According to a statement by the centre, the woman arrived in Macau from Hong Kong on September 19, after visiting various countries in the Middle East and Europe, among them Dubai, Egypt, Croatia and Montenegro, for textile business negotiations between April 9 and July 10. She was inoculated against COVID-19 on March 11 and April 8 with the Chinese Sinovac vaccine, the statement pointed out.
After entering Macau on September 19, she immediately started quarantine at Treasure Hotel near the local airport. A nucleic acid test (NAT) conducted last Tuesday was negative. However, tests on Sunday and today turned positive, but with a low virus load.
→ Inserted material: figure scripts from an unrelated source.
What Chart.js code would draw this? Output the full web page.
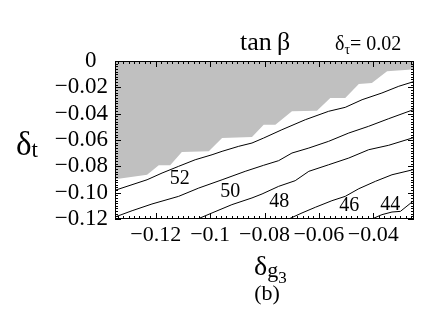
<!DOCTYPE html>
<html>
<head>
<meta charset="utf-8">
<script src="https://cdn.jsdelivr.net/npm/chart.js@4.4.0/dist/chart.umd.min.js"></script>
<style>
  html, body { margin: 0; padding: 0; background: #fff; }
</style>
</head>
<body>
<canvas id="chart" width="431" height="318"></canvas>
<script>
'use strict';

// axis ticks
const xTicks = [-0.12, -0.1, -0.08, -0.06, -0.04];
const xTickLabels = ['\u22120.12', '\u22120.1', '\u22120.08', '\u22120.06', '\u22120.04'];
const yTicks = [0, -0.02, -0.04, -0.06, -0.08, -0.10, -0.12];
const yTickLabels = ['0', '\u22120.02', '\u22120.04', '\u22120.06', '\u22120.08', '\u22120.10', '\u22120.12'];

// excluded (grey) region, lower boundary
const greyX = [-0.135, -0.1232, -0.1189, -0.1147, -0.1104, -0.1005, -0.0956, -0.0846, -0.0803, -0.0760,
  -0.0699, -0.0607, -0.0558, -0.0503, -0.0453, -0.0405, -0.0349, -0.0270, -0.025];
const greyY = [-0.0898, -0.0864, -0.0792, -0.0792, -0.0691, -0.0686, -0.0585, -0.0577, -0.0484, -0.0484,
  -0.0382, -0.0377, -0.0281, -0.0281, -0.0175, -0.0167, -0.0078, -0.0066, -0.0061];

// tan beta contours
const c52x = [-0.135, -0.1232, -0.1177, -0.1116, -0.1055, -0.0993, -0.0956, -0.0895, -0.0846, -0.0803,
  -0.0736, -0.0650, -0.0564, -0.0503, -0.0441, -0.0368, -0.0306, -0.025];
const c52y = [-0.0982, -0.0902, -0.0851, -0.0800, -0.0750, -0.0712, -0.0686, -0.0648, -0.0623, -0.0585,
  -0.0522, -0.0446, -0.0382, -0.0352, -0.0294, -0.0243, -0.0192, -0.0156];

const c50x = [-0.135, -0.1287, -0.1214, -0.1116, -0.1042, -0.0956, -0.0871, -0.0803, -0.0748, -0.0699,
  -0.0637, -0.0564, -0.0490, -0.0417, -0.0343, -0.025];
const c50y = [-0.1185, -0.1137, -0.1086, -0.1028, -0.0965, -0.0902, -0.0838, -0.0792, -0.0757, -0.0699,
  -0.0661, -0.0610, -0.0547, -0.0496, -0.0438, -0.0368];

const c48x = [-0.1046, -0.0993, -0.0920, -0.0846, -0.0809, -0.0748, -0.0687, -0.0637, -0.0564, -0.0490,
  -0.0417, -0.0343, -0.025];
const c48y = [-0.12, -0.1154, -0.1091, -0.1040, -0.1010, -0.0952, -0.0909, -0.0838, -0.0788, -0.0737,
  -0.0674, -0.0640, -0.0581];

const c46x = [-0.0711, -0.0662, -0.0613, -0.0552, -0.0503, -0.0453, -0.0392, -0.0331, -0.025];
const c46y = [-0.12, -0.1154, -0.1111, -0.1061, -0.1028, -0.0970, -0.0914, -0.0864, -0.0824];

const c44x = [-0.0405, -0.0368, -0.0331, -0.0300, -0.025];
const c44y = [-0.12, -0.1167, -0.1147, -0.1142, -0.1059];

// contour labels
const levelNames = ['52', '50', '48', '46', '44'];
const levelLabelX = [-0.1112, -0.0926, -0.0746, -0.0488, -0.0337];
const levelLabelY = [-0.0894, -0.0990, -0.1071, -0.1096, -0.1091];

const SERIF = "'Liberation Serif', 'DejaVu Serif', serif";

function zip(xs, ys) {
  return xs.map((x, i) => ({ x: x, y: ys[i] }));
}

function contour(xs, ys) {
  return {
    data: zip(xs, ys),
    borderColor: '#000',
    borderWidth: 1,
    pointRadius: 0,
    fill: false,
    tension: 0,
  };
}

// draws pieces [text, size, dy] one after another from x on a baseline
function drawRun(ctx, x, y, pieces) {
  pieces.forEach(([text, size, dy]) => {
    ctx.font = size + 'px ' + SERIF;
    ctx.fillText(text, x, y + dy);
    x += ctx.measureText(text).width;
  });
}

// frame, inward ticks on all four sides, contour labels and the texts round the plot
const decorations = {
  id: 'decorations',
  afterDatasetsDraw(chart) {
    const ctx = chart.ctx;
    const a = chart.chartArea;
    const xs = chart.scales.x;
    const ys = chart.scales.y;
    ctx.save();
    ctx.strokeStyle = '#000';
    ctx.lineWidth = 1;
    ctx.strokeRect(a.left + 0.5, a.top + 0.5, a.right - a.left - 1, a.bottom - a.top - 1);

    ctx.beginPath();
    // minor ticks every 0.002, major every 0.02
    for (let i = -67; i <= -13; i++) {
      const v = i * 0.002;
      if (v < xs.min - 1e-9 || v > xs.max + 1e-9) continue;
      const px = Math.round(xs.getPixelForValue(v)) + 0.5;
      const len = i % 10 === 0 ? 6 : 3;
      ctx.moveTo(px, a.bottom);
      ctx.lineTo(px, a.bottom - len);
      ctx.moveTo(px, a.top);
      ctx.lineTo(px, a.top + len);
    }
    for (let i = -60; i <= 0; i++) {
      const py = Math.round(ys.getPixelForValue(i * 0.002)) + 0.5;
      const len = i % 10 === 0 ? 6 : 3;
      ctx.moveTo(a.left, py);
      ctx.lineTo(a.left + len, py);
      ctx.moveTo(a.right, py);
      ctx.lineTo(a.right - len, py);
    }
    ctx.stroke();

    ctx.fillStyle = '#000';
    ctx.textAlign = 'center';
    ctx.textBaseline = 'middle';
    ctx.font = '20px ' + SERIF;
    levelNames.forEach((name, i) => {
      ctx.fillText(name, xs.getPixelForValue(levelLabelX[i]), ys.getPixelForValue(levelLabelY[i]));
    });

    ctx.textBaseline = 'alphabetic';
    ctx.textAlign = 'left';
    drawRun(ctx, 240, 50, [['tan', 26, 0], ['\u2009', 26, 0], ['\u03b2', 26, 0]]);
    drawRun(ctx, 335, 50, [['\u03b4', 20, 0], ['\u03c4', 14, 4], ['= 0.02', 20, 0]]);
    drawRun(ctx, 16, 155, [['\u03b4', 33, 0], ['t', 23, 2]]);
    drawRun(ctx, 254, 275, [['\u03b4', 28, 0], ['g', 22, 2], ['3', 17, 8]]);
    ctx.font = '22px ' + SERIF;
    ctx.textAlign = 'center';
    ctx.fillText('(b)', 267, 300);
    ctx.restore();
  },
};

const chart = new Chart(document.getElementById('chart'), {
  type: 'line',
  data: {
    datasets: [
      {
        data: zip(greyX, greyY),
        borderWidth: 0,
        borderColor: 'rgba(0,0,0,0)',
        backgroundColor: '#c0c0c0',
        pointRadius: 0,
        fill: 'end',
        tension: 0,
      },
      contour(c52x, c52y),
      contour(c50x, c50y),
      contour(c48x, c48y),
      contour(c46x, c46y),
      contour(c44x, c44y),
    ],
  },
  options: {
    responsive: false,
    animation: false,
    devicePixelRatio: 1,
    layout: { padding: { left: 0, top: 61, right: 17, bottom: 0 } },
    plugins: {
      legend: { display: false },
      tooltip: { enabled: false },
    },
    scales: {
      x: {
        type: 'linear',
        min: -0.135,
        max: -0.025,
        grid: { display: false, drawTicks: false },
        border: { display: false },
        afterBuildTicks: (scale) => {
          scale.ticks = xTicks.map((v) => ({ value: v }));
        },
        afterFit: (scale) => {
          scale.height = 99;
        },
        ticks: {
          autoSkip: false,
          maxRotation: 0,
          padding: 3,
          color: '#000',
          font: { family: SERIF, size: 22 },
          callback: (value, index) => xTickLabels[index],
        },
      },
      y: {
        type: 'linear',
        min: -0.12,
        max: 0,
        grid: { display: false, drawTicks: false },
        border: { display: false },
        afterBuildTicks: (scale) => {
          scale.ticks = yTicks.map((v) => ({ value: v }));
        },
        afterFit: (scale) => {
          scale.width = 115;
        },
        ticks: {
          autoSkip: false,
          padding: 7,
          color: '#000',
          font: { family: SERIF, size: 23 },
          // the lone zero sits a little left of the other labels
          callback: (value, index) => (index === 0 ? yTickLabels[index] + '\u2002' : yTickLabels[index]),
        },
      },
    },
  },
  plugins: [decorations],
});
</script>
</body>
</html>
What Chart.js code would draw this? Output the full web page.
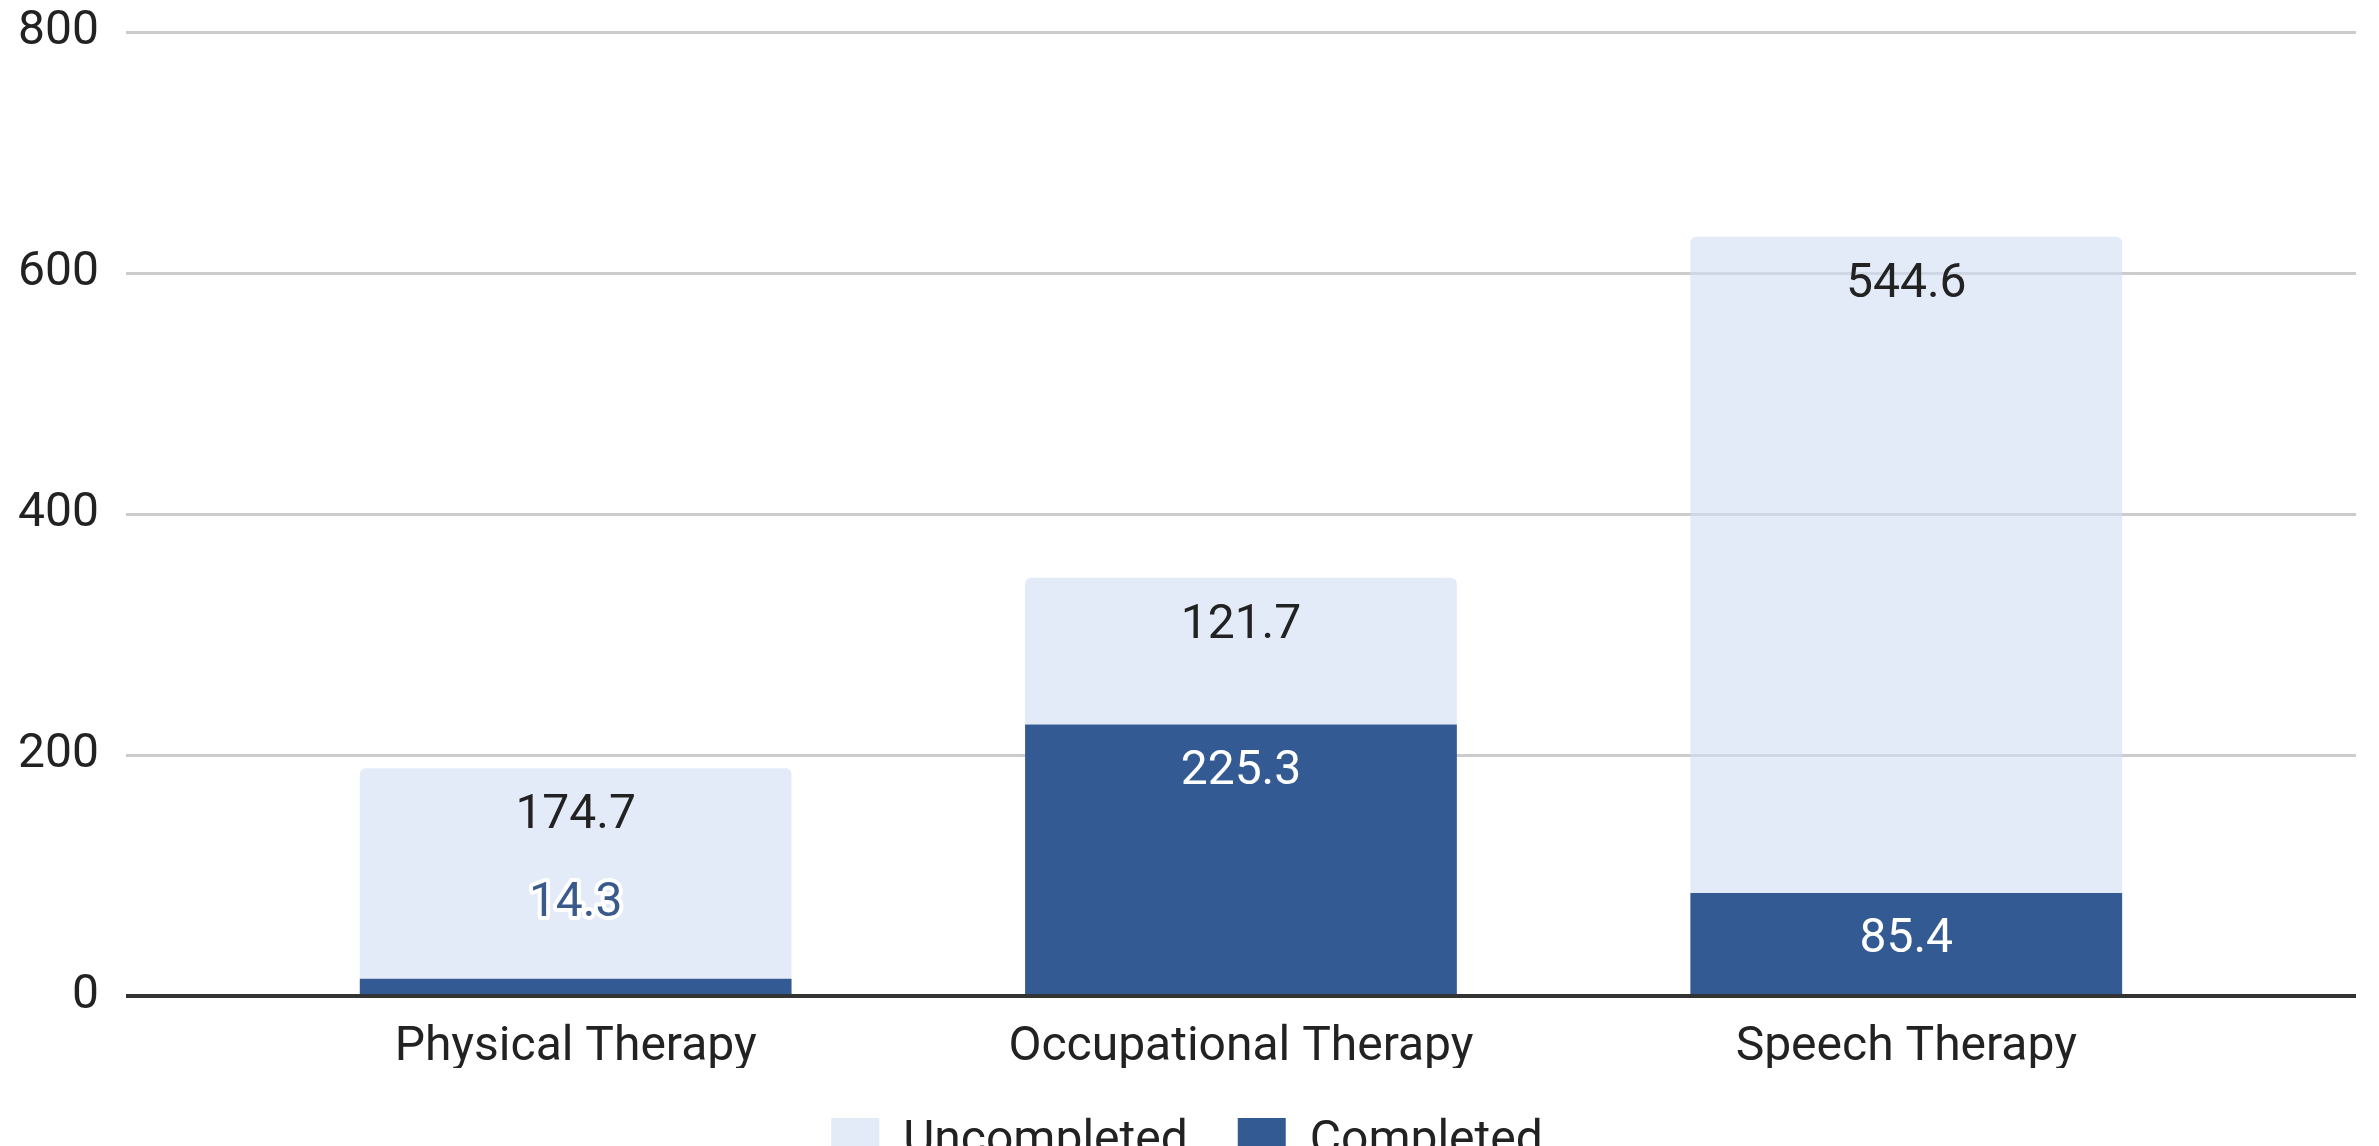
<!DOCTYPE html>
<html>
<head>
<meta charset="utf-8">
<script src="https://cdn.jsdelivr.net/npm/chart.js@4"></script>
<style>
  html, body { margin: 0; padding: 0; background: #fff; overflow: hidden; }
  #grafico { display: block; }
</style>
</head>
<body>
<canvas id="grafico" width="2379" height="1176"></canvas>
<script>
// dados do gráfico
const categorias = ['Physical Therapy', 'Occupational Therapy', 'Speech Therapy'];
const concluidas = [14.3, 225.3, 85.4];
const naoConcluidas = [174.7, 121.7, 544.6];
const ticksY = [0, 200, 400, 600, 800];

const corEscura = '#345a94';
const corClara = 'rgba(208, 220, 243, 0.6)';

// rótulos de valor dentro/acima das barras
const rotulosPlugin = {
  id: 'rotulos',
  afterDatasetsDraw(chart) {
    const ctx = chart.ctx;
    ctx.save();
    ctx.font = '48px Roboto';
    ctx.textAlign = 'center';
    ctx.textBaseline = 'middle';
    chart.data.datasets.forEach((ds, di) => {
      const meta = chart.getDatasetMeta(di);
      meta.data.forEach((bar, i) => {
        const texto = ds.data[i].y.toFixed(1);
        const altura = bar.base - bar.y;
        if (di === 0) {
          if (altura > 90) {
            ctx.fillStyle = '#ffffff';
            ctx.fillText(texto, bar.x, bar.y + 47);
          } else {
            // valor pequeno: fica acima da barra, com contorno branco
            const y = bar.y - 75;
            ctx.lineWidth = 8;
            ctx.lineJoin = 'round';
            ctx.strokeStyle = '#ffffff';
            ctx.strokeText(texto, bar.x, y);
            ctx.fillStyle = '#3b5a8c';
            ctx.fillText(texto, bar.x, y);
          }
        } else {
          ctx.fillStyle = '#222222';
          ctx.fillText(texto, bar.x, bar.y + 48);
        }
      });
    });
    ctx.restore();
  }
};

const ctx = document.getElementById('grafico').getContext('2d');
new Chart(ctx, {
  type: 'bar',
  data: {
    datasets: [
      {
        label: 'Completed',
        data: concluidas.map((v, i) => ({ x: i, y: v })),
        backgroundColor: corEscura,
        borderWidth: 0
      },
      {
        label: 'Uncompleted',
        data: naoConcluidas.map((v, i) => ({ x: i, y: v })),
        backgroundColor: corClara,
        borderWidth: 0,
        borderRadius: { topLeft: 6, topRight: 6, bottomLeft: 0, bottomRight: 0 },
        borderSkipped: 'start'
      }
    ]
  },
  options: {
    responsive: false,
    animation: false,
    categoryPercentage: 1,
    barPercentage: 0.649,
    layout: {
      padding: { top: 32, left: 18, right: 23, bottom: 0 }
    },
    plugins: {
      legend: {
        position: 'bottom',
        reverse: true,
        labels: {
          font: { family: 'Roboto', size: 48 },
          color: '#222222',
          boxWidth: 48,
          boxHeight: 48,
          padding: 50
        }
      },
      tooltip: { enabled: false }
    },
    scales: {
      x: {
        type: 'linear',
        stacked: true,
        offset: false,
        min: -0.676,
        max: 2.676,
        grid: { display: false },
        border: { display: false },
        afterBuildTicks: function(scale) {
          scale.ticks = categorias.map((_, i) => ({ value: i }));
        },
        afterFit: function(scale) {
          scale.height = 72;
        },
        ticks: {
          padding: 15,
          color: '#222222',
          font: { family: 'Roboto', size: 48 },
          callback: function(value) {
            return categorias[value];
          }
        }
      },
      y: {
        stacked: true,
        min: 0,
        max: 800,
        afterBuildTicks: function(scale) {
          scale.ticks = ticksY.map(v => ({ value: v }));
        },
        afterFit: function(scale) {
          scale.width -= 27;
          scale.paddingTop = 0;
          scale.paddingBottom = 0;
        },
        grid: {
          drawTicks: false,
          color: function(c) { return c.tick.value === 0 ? '#333333' : '#cccccc'; },
          lineWidth: function(c) { return c.tick.value === 0 ? 4 : 3; }
        },
        border: { display: false },
        ticks: {
          padding: 27,
          color: '#222222',
          font: { family: 'Roboto', size: 48 }
        }
      }
    }
  },
  plugins: [rotulosPlugin]
});
</script>
</body>
</html>
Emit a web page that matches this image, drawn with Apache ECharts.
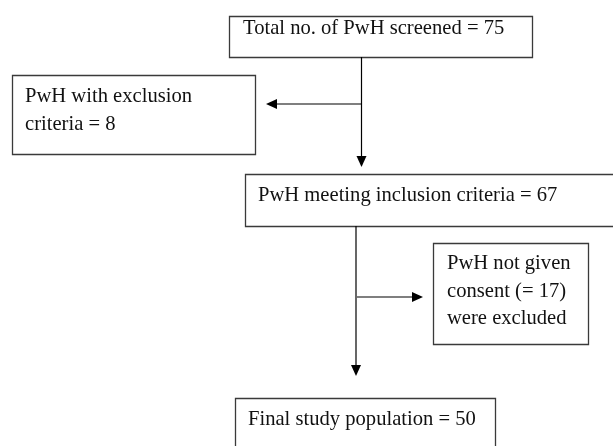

Her antibodies did not indicate a recent COVID-19 infection, the statement said.
Due to her Middle Eastern and European travel history earlier this year, her case has been classified as a relapse.
The statement underlined that as the patient had never been diagnosed with the disease, the centre has classified the patient as a COVID-19 imported case. The statement noted that the patient has been transferred from the government-designated "quarantine hotel" to the Public Health Clinical Centre in Coloane for follow-up isolation treatment. According to the statement, she showed no COVID-19 symptoms today.
Macau has confirmed four new COVID-19 cases since Friday - a local resident of Turkish nationality, who had arrived her from Turkey via Singapore last week, and two Nepali security guards who worked at the Golden Crown China Hotel where the Turkish citizen was in quarantine until his transfer to the Public Health Clinical Centre in Coloane.
The Treasure Hotel and Golden Crown China Hotels have been designated by the government as medical observation quarantine hotels. The two buildings in front of the Macau International Airport are connected.
Following the confirmation of the first three of the four new cases the government launched Macau's second round of mandatory COVID-19 tests for all people in the city - residents, non-resident workers, non-local students and other people currently in Macau. The 72-hour NAT drive ends at 3 p.m. tomorrow. Those who fail to be tested are barred from leaving Macau and prohibited from taking public transport (buses and taxies) and entering a wide range of premises such as public administration buildings.
Macau confirmed its first COVID-19 case on January 22 last year. No novel coronavirus fatalities have been reported in Macau. Foreign nationals without the right of abode here have been barred from entering Macau since March last year. Exceptions to the rule have rarely been granted by the government.